Campuses:

Mining a Gene Expression Database

Wednesday, October 1, 2003 - 1:30pm - 2:20pm
Keller 3-180
Peter Munson (National Institutes of Health)
The now widespread interest in gene expression is motivated by the promise of important new findings in the context of disease or basic biology research. Because of cost constraints, most designed studies are relatively small, involving from 2 to 100 chips. Pooling results of studies allows one to compare expression across potentially 1000s of conditions, with greater promise of additional insights. The NIHLIMS database houses data from about 30 ongoing studies at NIH comprising about 1500 Affymetrix chips, and provides a platform for testing data mining aprpoaches.

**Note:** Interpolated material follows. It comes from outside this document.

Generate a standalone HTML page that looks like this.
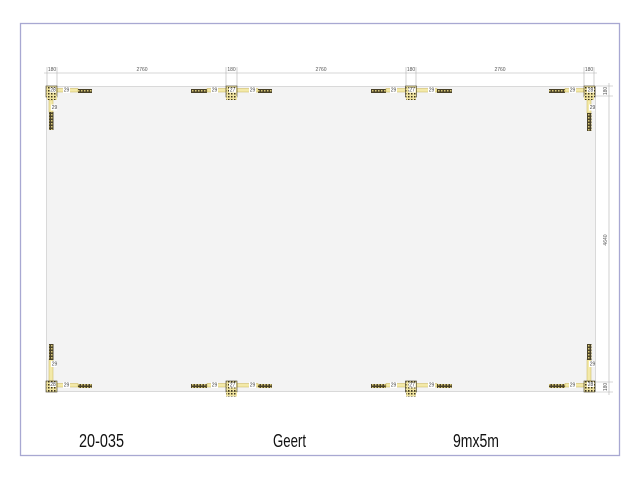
<!DOCTYPE html>
<html>
<head>
<meta charset="utf-8">
<style>
html,body{margin:0;padding:0;background:#fff;}
svg{display:block;}
text{font-family:"Liberation Sans",sans-serif;}
</style>
</head>
<body>
<svg width="640" height="480" viewBox="0 0 640 480" xmlns="http://www.w3.org/2000/svg">
<defs>
  <pattern id="hatch" width="3" height="3" patternUnits="userSpaceOnUse">
    <rect width="3" height="3" fill="#4a4228"/>
    <rect x="0" y="0" width="1.5" height="1.5" fill="#d8c878"/>
  </pattern>
  <pattern id="hatch2" width="3" height="3" patternUnits="userSpaceOnUse">
    <rect width="3" height="3" fill="#f0e4a0"/>
    <rect x="0" y="0" width="1.5" height="1.5" fill="#3d3620"/>
  </pattern>
</defs>

<rect x="20.5" y="23.5" width="599" height="432" fill="#fff" stroke="#a8a8d2" stroke-width="1.3"/>

<rect x="46.5" y="86.5" width="549" height="305" fill="#f3f3f3" stroke="#d9d9d9" stroke-width="1"/>

<g stroke="#b0b0b0" stroke-width="0.6" fill="none">
  <line x1="44" y1="73" x2="597" y2="73"/>
  <line x1="47" y1="67" x2="47" y2="86"/>
  <line x1="57" y1="67" x2="57" y2="86"/>
  <line x1="226" y1="67" x2="226" y2="86"/>
  <line x1="237" y1="67" x2="237" y2="86"/>
  <line x1="406" y1="67" x2="406" y2="86"/>
  <line x1="416" y1="67" x2="416" y2="86"/>
  <line x1="584" y1="67" x2="584" y2="86"/>
  <line x1="594" y1="67" x2="594" y2="86"/>
</g>
<g font-size="5" fill="#555" text-anchor="middle">
  <text x="52" y="71">180</text>
  <text x="142" y="71">2760</text>
  <text x="231.5" y="71">180</text>
  <text x="321" y="71">2760</text>
  <text x="411" y="71">180</text>
  <text x="500" y="71">2760</text>
  <text x="589" y="71">180</text>
</g>

<g stroke="#b0b0b0" stroke-width="0.6" fill="none">
  <line x1="609" y1="83" x2="609" y2="395"/>
  <line x1="596" y1="86" x2="613" y2="86"/>
  <line x1="596" y1="96" x2="613" y2="96"/>
  <line x1="596" y1="382" x2="613" y2="382"/>
  <line x1="596" y1="392" x2="613" y2="392"/>
</g>
<g font-size="5" fill="#555" text-anchor="middle">
  <text transform="translate(607,91) rotate(-90)">180</text>
  <text transform="translate(607,240) rotate(-90)">4640</text>
  <text transform="translate(607,387) rotate(-90)">180</text>
</g>

<g font-size="5" fill="#444" text-anchor="middle">
  <rect x="57" y="88.5" width="21" height="3.5" fill="#f3e9a8" stroke="#c9b458" stroke-width="0.5"/>
  <rect x="63" y="87" width="7" height="6" fill="#fff"/>
  <text x="66.5" y="91.5">29</text>
  <rect x="78" y="89" width="14" height="4" fill="url(#hatch)"/>
  <rect x="49" y="100" width="4" height="12" fill="#f3e9a8" stroke="#c9b458" stroke-width="0.5"/>
  <rect x="51" y="104.5" width="6" height="6" fill="#fff"/>
  <text x="54.5" y="109">29</text>
  <rect x="49" y="112" width="4.5" height="18" fill="url(#hatch)"/>
  <rect x="46" y="86" width="11" height="11" fill="url(#hatch2)" stroke="#3d3620" stroke-width="0.6"/>
  <rect x="50" y="87.5" width="6" height="5" fill="#fff"/>
  <text x="53" y="91.5">28</text>
  <rect x="47" y="96" width="10" height="4" fill="url(#hatch2)"/>

  <rect x="191" y="89" width="16" height="4" fill="url(#hatch)"/>
  <rect x="207" y="88.5" width="19" height="3.5" fill="#f3e9a8" stroke="#c9b458" stroke-width="0.5"/>
  <rect x="211" y="87" width="7" height="6" fill="#fff"/>
  <text x="214.5" y="91.5">29</text>
  <rect x="237" y="88.5" width="21" height="3.5" fill="#f3e9a8" stroke="#c9b458" stroke-width="0.5"/>
  <rect x="249" y="87" width="7" height="6" fill="#fff"/>
  <text x="252.5" y="91.5">29</text>
  <rect x="258" y="89" width="14" height="4" fill="url(#hatch)"/>
  <rect x="226" y="86" width="11" height="11" fill="url(#hatch2)" stroke="#3d3620" stroke-width="0.6"/>
  <rect x="229" y="87.5" width="7" height="5" fill="#fff"/>
  <text x="232.5" y="91.5">27</text>
  <rect x="226" y="96" width="11" height="4" fill="url(#hatch2)"/>

  <rect x="371" y="89" width="15" height="4" fill="url(#hatch)"/>
  <rect x="386" y="88.5" width="20" height="3.5" fill="#f3e9a8" stroke="#c9b458" stroke-width="0.5"/>
  <rect x="390" y="87" width="7" height="6" fill="#fff"/>
  <text x="393.5" y="91.5">29</text>
  <rect x="416" y="88.5" width="21" height="3.5" fill="#f3e9a8" stroke="#c9b458" stroke-width="0.5"/>
  <rect x="428" y="87" width="7" height="6" fill="#fff"/>
  <text x="431.5" y="91.5">29</text>
  <rect x="437" y="89" width="15" height="4" fill="url(#hatch)"/>
  <rect x="405.5" y="86" width="11" height="11" fill="url(#hatch2)" stroke="#3d3620" stroke-width="0.6"/>
  <rect x="408.5" y="87.5" width="7" height="5" fill="#fff"/>
  <text x="412" y="91.5">27</text>
  <rect x="406" y="96" width="10" height="4" fill="url(#hatch2)"/>

  <rect x="549" y="89" width="16" height="4" fill="url(#hatch)"/>
  <rect x="565" y="88.5" width="19" height="3.5" fill="#f3e9a8" stroke="#c9b458" stroke-width="0.5"/>
  <rect x="569" y="87" width="7" height="6" fill="#fff"/>
  <text x="572.5" y="91.5">29</text>
  <rect x="587" y="100" width="4" height="13" fill="#f3e9a8" stroke="#c9b458" stroke-width="0.5"/>
  <rect x="589" y="104.5" width="6" height="6" fill="#fff"/>
  <text x="592.5" y="109">29</text>
  <rect x="587" y="113" width="4.5" height="18" fill="url(#hatch)"/>
  <rect x="584" y="86" width="11" height="11" fill="url(#hatch2)" stroke="#3d3620" stroke-width="0.6"/>
  <rect x="587" y="87.5" width="7" height="5" fill="#fff"/>
  <text x="590.5" y="91.5">28</text>
  <rect x="584" y="96" width="10" height="4" fill="url(#hatch2)"/>
</g>

<g font-size="5" fill="#444" text-anchor="middle">
  <rect x="57" y="383.5" width="21" height="3.5" fill="#f3e9a8" stroke="#c9b458" stroke-width="0.5"/>
  <rect x="63" y="382" width="7" height="6" fill="#fff"/>
  <text x="66.5" y="386.5">29</text>
  <rect x="78" y="384" width="14" height="4" fill="url(#hatch)"/>
  <rect x="49" y="359" width="4" height="23" fill="#f3e9a8" stroke="#c9b458" stroke-width="0.5"/>
  <rect x="51" y="361" width="6" height="6" fill="#fff"/>
  <text x="54.5" y="365.5">29</text>
  <rect x="49" y="344" width="4.5" height="16" fill="url(#hatch)"/>
  <rect x="46" y="381" width="11" height="11" fill="url(#hatch2)" stroke="#3d3620" stroke-width="0.6"/>
  <rect x="50" y="382" width="6" height="5" fill="#fff"/>
  <text x="53" y="386">28</text>

  <rect x="191" y="384" width="16" height="4" fill="url(#hatch)"/>
  <rect x="207" y="383.5" width="19" height="3.5" fill="#f3e9a8" stroke="#c9b458" stroke-width="0.5"/>
  <rect x="211" y="382" width="7" height="6" fill="#fff"/>
  <text x="214.5" y="386.5">29</text>
  <rect x="237" y="383.5" width="21" height="3.5" fill="#f3e9a8" stroke="#c9b458" stroke-width="0.5"/>
  <rect x="249" y="382" width="7" height="6" fill="#fff"/>
  <text x="252.5" y="386.5">29</text>
  <rect x="258" y="384" width="14" height="4" fill="url(#hatch)"/>
  <rect x="226" y="381" width="11" height="11" fill="url(#hatch2)" stroke="#3d3620" stroke-width="0.6"/>
  <rect x="229" y="382.5" width="7" height="5" fill="#fff"/>
  <text x="232.5" y="386.5">27</text>
  <rect x="226" y="392" width="11" height="4.5" fill="url(#hatch2)"/>

  <rect x="371" y="384" width="15" height="4" fill="url(#hatch)"/>
  <rect x="386" y="383.5" width="20" height="3.5" fill="#f3e9a8" stroke="#c9b458" stroke-width="0.5"/>
  <rect x="390" y="382" width="7" height="6" fill="#fff"/>
  <text x="393.5" y="386.5">29</text>
  <rect x="416" y="383.5" width="21" height="3.5" fill="#f3e9a8" stroke="#c9b458" stroke-width="0.5"/>
  <rect x="428" y="382" width="7" height="6" fill="#fff"/>
  <text x="431.5" y="386.5">29</text>
  <rect x="437" y="384" width="15" height="4" fill="url(#hatch)"/>
  <rect x="405.5" y="381" width="11" height="11" fill="url(#hatch2)" stroke="#3d3620" stroke-width="0.6"/>
  <rect x="408.5" y="382.5" width="7" height="5" fill="#fff"/>
  <text x="412" y="386.5">27</text>
  <rect x="406" y="392" width="10" height="4.5" fill="url(#hatch2)"/>

  <rect x="549" y="384" width="16" height="4" fill="url(#hatch)"/>
  <rect x="565" y="383.5" width="19" height="3.5" fill="#f3e9a8" stroke="#c9b458" stroke-width="0.5"/>
  <rect x="569" y="382" width="7" height="6" fill="#fff"/>
  <text x="572.5" y="386.5">29</text>
  <rect x="587" y="359" width="4" height="23" fill="#f3e9a8" stroke="#c9b458" stroke-width="0.5"/>
  <rect x="589" y="361" width="6" height="6" fill="#fff"/>
  <text x="592.5" y="365.5">29</text>
  <rect x="587" y="344" width="4.5" height="16" fill="url(#hatch)"/>
  <rect x="584" y="381" width="11" height="11" fill="url(#hatch2)" stroke="#3d3620" stroke-width="0.6"/>
  <rect x="587" y="382" width="7" height="5" fill="#fff"/>
  <text x="590.5" y="386">28</text>
</g>

<g font-size="18.5" fill="#111">
  <text x="79" y="447" textLength="45" lengthAdjust="spacingAndGlyphs">20-035</text>
  <text x="273" y="447" textLength="33" lengthAdjust="spacingAndGlyphs">Geert</text>
  <text x="453" y="447" textLength="46" lengthAdjust="spacingAndGlyphs">9mx5m</text>
</g>
</svg>
</body>
</html>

Serious data comparability challenges are encountered here, some of which can be addressed with appropriate data normalization. We investigate factors which distinguish patterns of expression. In addition to many technical factors, the cell or tissue type from which mRNA is prepared seems to be a primary source of variability. As a consequence, tissue specific genes can be identified by this approach. Limited demographic information may be available permitting, for example, the determination of gender-specific gene expression patterns. In one particular study, the identification of tissue specific genes in human was compared to tissue specific genes in rodent for the homologous tissue, allowing for an evolutionary comparison of the relevant expression mechanisms.

We discuss several of the statistical techniques needed to compare data across studies, and present a list of challenges now facing data miners.